Overview
Exinda device sometimes reboots unexpectedly. If the reboot is on any of the 8060, 10060, or 6060 series hardware model, such reboot could be related to the serial speed settings of the device causing issues with the kernel. This article provides relevant information and steps to resolve this problem.
Root Cause
Sometimes, the default serial speed on the devices mentioned above causes the kernel to reach an unexpected unstable state. To prevent this behavior, Exinda devices trigger bypass on its bridges, leading the device to reboot; most of the time, this should not impact performance, since the bridges go in bypass mode, and allow traffic to pass through without any interruption
Resolution
- Enable kernel dump and disable watchdog, which will require a reboot for the changes to be adequately added:
en
conf t
debug kdump enable
no watchdog enable
WARNING: Although very unlikely, it is possible that there is a kernel deadlock in such a way that the kdump or the deadlock detector will not initiate. In this case, the Exinda device will be dead, and you will have to power cycle it.
- To save the changes and reboot the device, execute the below commands:
write memory
reload
- Increase the Serial Speed on the device:
serial speed 115200
Note: This change requires a reboot to take effect, and it is only needed for boxes different than 6062, 8062 and 10062.
reload
- Change the serial console logging-level (for all the appliances). For this step, you may have to contact Exinda Support, since an exclusive license is needed to access the shell. In the shell (to take effect immediately), execute the following commands:
remountrw
echo "3 4 1 7" > /proc/sys/kernel/printk
This changes, however, will not be preserved after a reboot, so you need to add that same line to the /etc/rc.local directory. Execute the following commands for that purpose:vi /etc/rc.local
You will see the content of the file. Click "i" to have access to Insert Mode and add theecho "3 4 1 7" > /proc/sys/kernel/printk
line in the file without deleting what is currently there.
Additional Information
The watchdog feature regularly shutdowns the Exinda device to protect the network in cases where specific processes are overflowing the capacity of the appliance. The most common causes of system watchdog reboots are:
-
Kernel deadlock: Some timing issue result in the lockup of one (or more) cores in the kernel. Unfortunately, the reboot wipes out any information that may explain what went wrong. If the system's watch is disabled, and kdump is enabled, it may detect this and log partially when it happens. In other cases, the box may end up dead and require power cycling.

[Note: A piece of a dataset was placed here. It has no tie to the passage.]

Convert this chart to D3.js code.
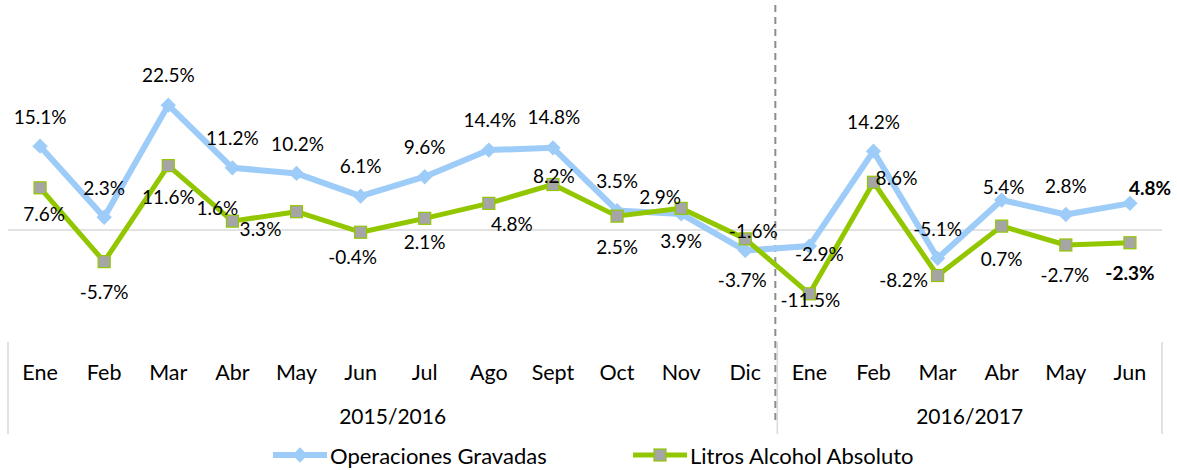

- Too much output to the serial console. The CPU is blocked while writing this information out the serial port, which blocks of the CPU. The Serial Speed can be changed from 9600 to 115K (twelve times faster), which will reduce the possibilities of this happening (the 6062, 8062, and 10062 models use 115K by default for this reason). Another measure to address this is to decrease the default level of messages going to the serial port.